Players are left in a tight spot. They have the right to turn down a call-up, but doing so threatens to damage their national team standing. Missing a league game could leave them vulnerable to losing a starting job.
As much as a club would like a player to stay behind, “I know what playing for England meant to me and I would never stop the players from representing their country,” Minnesota Coach Adrian Heath told reporters at a thinned-out training session Tuesday. “It’s something we should be proud of, but when you are losing six, seven starters, it’s not ideal.”
MLS will not shut down for windows in June and September, either, though it did lighten the schedule. The league will go dark for the October and November windows — the first falls immediately after the regular season ends, and the second is between the first two rounds of the playoffs.
Though it has never fully complied with international protocol, MLS was more cognizant in 2022, a World Cup year. Not so much this year.
Playing during the windows is necessary to navigate a tight calendar, league officials say. There are only so many weekends available for each team to play 34 matches, and weeknights are avoided because of attendance challenges in some markets.

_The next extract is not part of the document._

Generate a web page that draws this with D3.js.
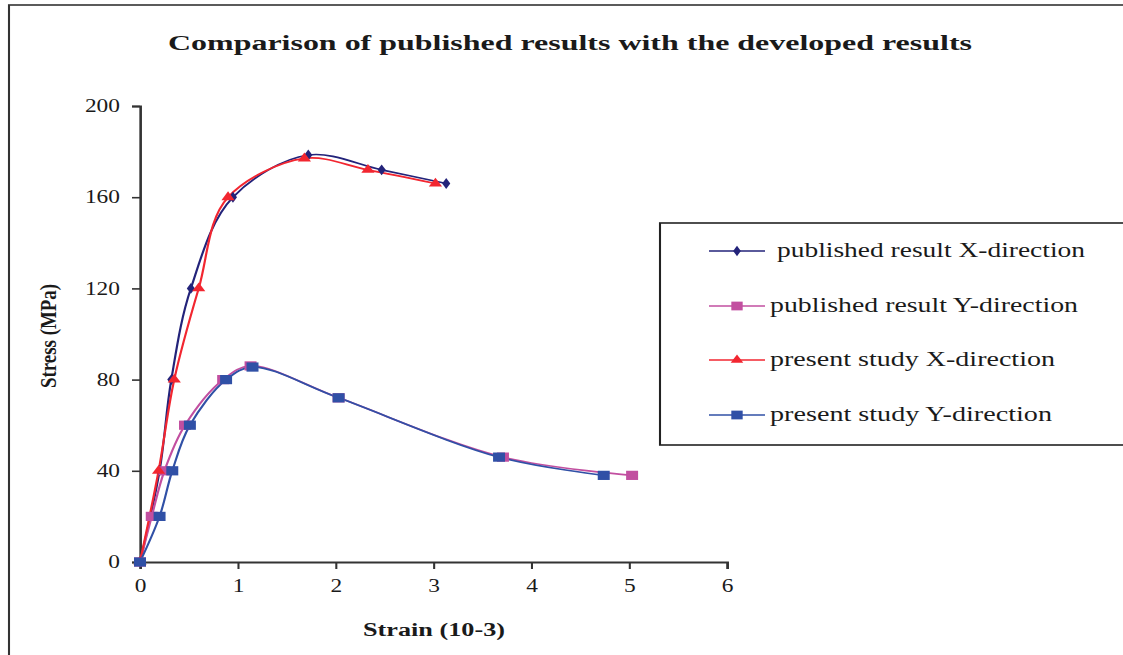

MLS also must be mindful of the Concacaf Champions League and the U.S. Open Cup, which are conducted on weeknights.
The main scheduling culprit this year, though, is the Leagues Cup, a competition involving all 29 MLS teams and 18 Liga MX clubs. From mid-July to mid-August, dates typically set aside for the regular season will be used for the tournament’s 77 games.
In other words, the league is playing during international windows to help create a long window for its own international tournament, one devised in large part to make gains with soccer fans in Mexico and Mexican American circles.
MLS also devalued the regular season this year by expanding the number of teams that qualify for the playoffs: nine from each conference (62 percent of the league). Only the NBA (67 percent) is higher. Last year, there were seven per MLS conference; had it been nine, Charlotte’s 13-18-3 record would have been good enough.
In making the case for expanded playoffs, MLS cites the drama created by tight races for the last slots. Given MLS’s parity, though, that would have been the case no matter how many places were up for grabs.
As the degree of difficulty of qualifying for the playoffs falls, so, too, does the importance of regular season matches. Back-to-back victories are all it takes to lift a struggling team back into contention.
Toss in MLS’s position on the international windows and its prioritizing the Leagues Cup, and it would be fair to wonder what incentives are left for fans to care about a Colorado-Houston midseason match.
“When people pay their money, you want to put the best product on the field,” Heath said. “This weekend, unfortunately, that’s not going to be the case.”